The metrics framework
Too many KPIs and no one looks at them. The minimum useful set:
Containment rate
Percentage of calls handled end-to-end by the AI without escalation. Target depends on your business — most well-tuned setups run 60-85%. If yours is below 50%, the call flow needs work. If it's above 95%, you may be escalating too rarely (check the recordings).
Booking rate (if booking is in scope)
Percentage of qualified booking-intent calls that result in a confirmed appointment. Should approach or exceed your previous staffed rate within 4–6 weeks. If it doesn't, the booking flow is the bottleneck.
Average call duration
Drift up over a few weeks usually means the AI is over-explaining. Drift down often means callers are hanging up early — check whether the AI is missing intent.
Customer-initiated escalations
Calls where the caller asked for a human. Each one is a failure to handle that intent. Tracking the trend matters more than the absolute number.
Integration error rate
CRM pushes that failed, bookings that didn't sync, webhooks that timed out. Should be near-zero in steady state; a spike means a config or API problem.
Weekly review cadence
30 minutes a week, every week, for the first 90 days. The discipline is the whole game.
- 01Review the 5 KPI numbers vs last week (containment, booking, duration, escalations, errors)
- 02Listen to 5 randomly sampled call recordings end-to-end
- 03Listen to 5 calls flagged as escalations or low-sentiment
- 04List 1–3 specific changes to make based on what you heard
- 05Make the changes, deploy, note them in a changelog
Common drift patterns and how to fix them
Containment rate dropped 10+ points
Almost always a new question type the AI doesn't have FAQ coverage for. Listen to escalated calls; add the new questions to the FAQ.
Customers reporting the AI sounds 'off'
Usually means a prompt was edited badly, or the vendor pushed a model update that changed the voice. Pull a recent call, compare to a launch-week call. If the voice changed, escalate to the vendor.
Booking rate dropped
Either a calendar integration issue (check error logs) or a script change that made the booking flow more confusing. Roll back to the previous booking script and compare.
Duplicate contacts piling up in CRM
Dedup broke. Either the vendor's lookup logic regressed or your CRM field changed. Run a dedup audit; restore the lookup rule.

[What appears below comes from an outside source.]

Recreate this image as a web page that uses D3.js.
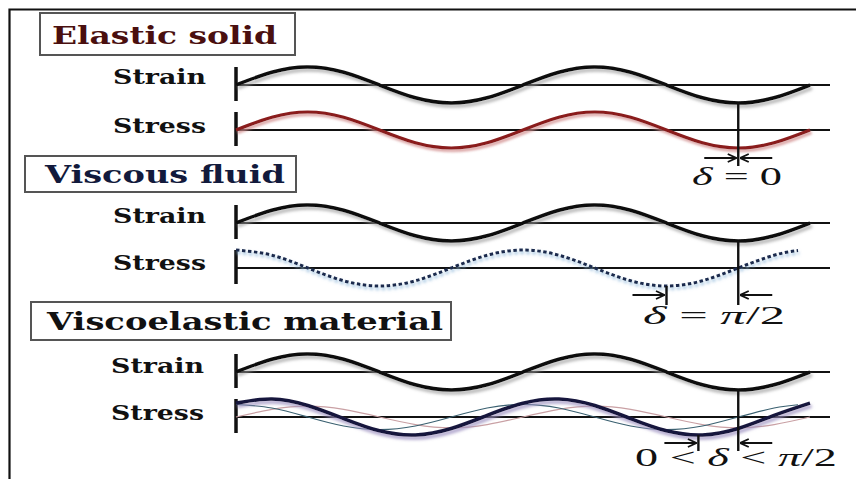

After-hours escalations going to voicemail
On-call rotation may have changed without updating the AI's escalation routing. Verify the rotation in the AI's config matches reality.
Quarterly deeper review
Every 90 days, take a longer look:
- Pull the full quarter of call data — top intents, escalation reasons, drop-off points
- Re-evaluate FAQ coverage against the last quarter's actual questions
- Audit CRM data hygiene — duplicate rate, custom field fill rate
- Review pricing vs realized ROI (did you stay in your bucket? overage cost?)
- Review vendor's product changelog — anything new you should adopt?
- Stakeholder check: ask the customer success / sales team what they're hearing about the AI
When 'switch vendors' is actually the right call
Most 'we should switch' instincts are tuning problems. But sometimes it's actually a vendor problem:
- The vendor pushed a model update that meaningfully degraded the voice and won't roll back
- Pricing changed unfavorably and there's no negotiation room
- A critical integration the vendor promised was 'on the roadmap' is now indefinitely deferred
- Support response time has degraded to the point of breaking incident response
- The vendor's company is in trouble (layoffs, missed payroll, sudden leadership exit)
Before switching, write down what specifically would have to be true on the new vendor for it to be better — and verify that on a demo. Switching for novelty usually means rebuilding the same problems.